Do you have those people in your life that you wish they would see you? They are the ones that you want to be encouraged by or you would love for them to acknowledge the things you do. They are the people in your life that you would die for but they just don't seem to notice you. Yeah they see you in physical form and they talk to you and might even be your friend or relative but they don't see anything past that.
We are so desperate for them to see us sometime we do things out of our norm just to get there attention.
I was watching a show and there was a girl that hurt another girl because she wanted a guy to notice her and not watch the girl her had his eye on. We know it stupid and wrong to do things like that but we are so desperate for there attention and love that we do things like that.
Or we will do anything to try and meet there approval and we get so upset and frustrated when we don't meet there expectations that we put on them.
I have noticed this alot these past couple of weeks. As i am looking around at my friends and just everyday normal people I see how we go and do something for someone hoping they will see us and when they don't do what we hope for we get hurt. We cook dinner or clean the house hoping our mom will come home and see how well of a job we do. Instead she comes home and starts wondering who made the house such a mess. We spend so much time wondering what we can do so we are seen by them and then we try it and it never works. We are always invisible to them. We can't give them what they want or what they are looking for. They are too busy wanting someone else's approval that they don't stop to see us.

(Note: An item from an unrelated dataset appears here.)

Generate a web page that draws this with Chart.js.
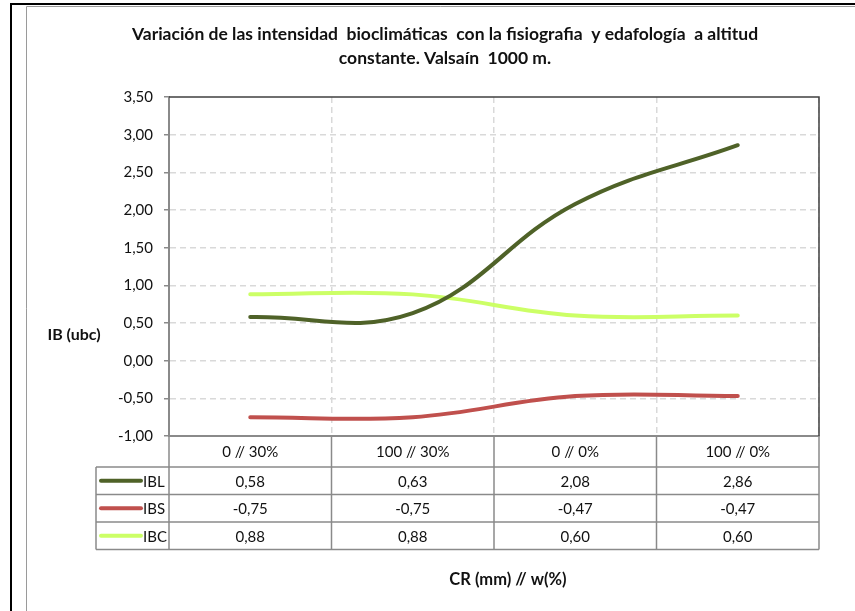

I have been in both spots and because of it i have missed out on some great things. I wanted certain people to see me so badly i wanted them to acknowledge me and while i was so busy trying to get them to see me i was not seeing other people who were saying "Dottie, look at me I am here for you, I care about you. I want to know you. I was so busy trying to get certain people to see me that i even looked right past God. I didn't have him and many others on my radar screen because they weren't the people i wanted to be noticed by. ( besides i already knew they cared about me so i knew i didn't have to try).
So many time we wear ourselves thin trying to become visible to people and we lose out on other people in our lifes and we lose our focus. We do do do to get get get and when we don't get we get frustrated. I have learned that we are not invisible to God and we need to just do because we care and don't expect back. God knows our hearts and that is all that matters.
I am slowly learning this and its not easy but I am learning it is so renewing and liberating when we can just give from our hearts and know that we care and love them and we don't expect back.
They might not see it or notice us but it is ok because we aren't looking for that any more. God sees us and we can just love them for who they are.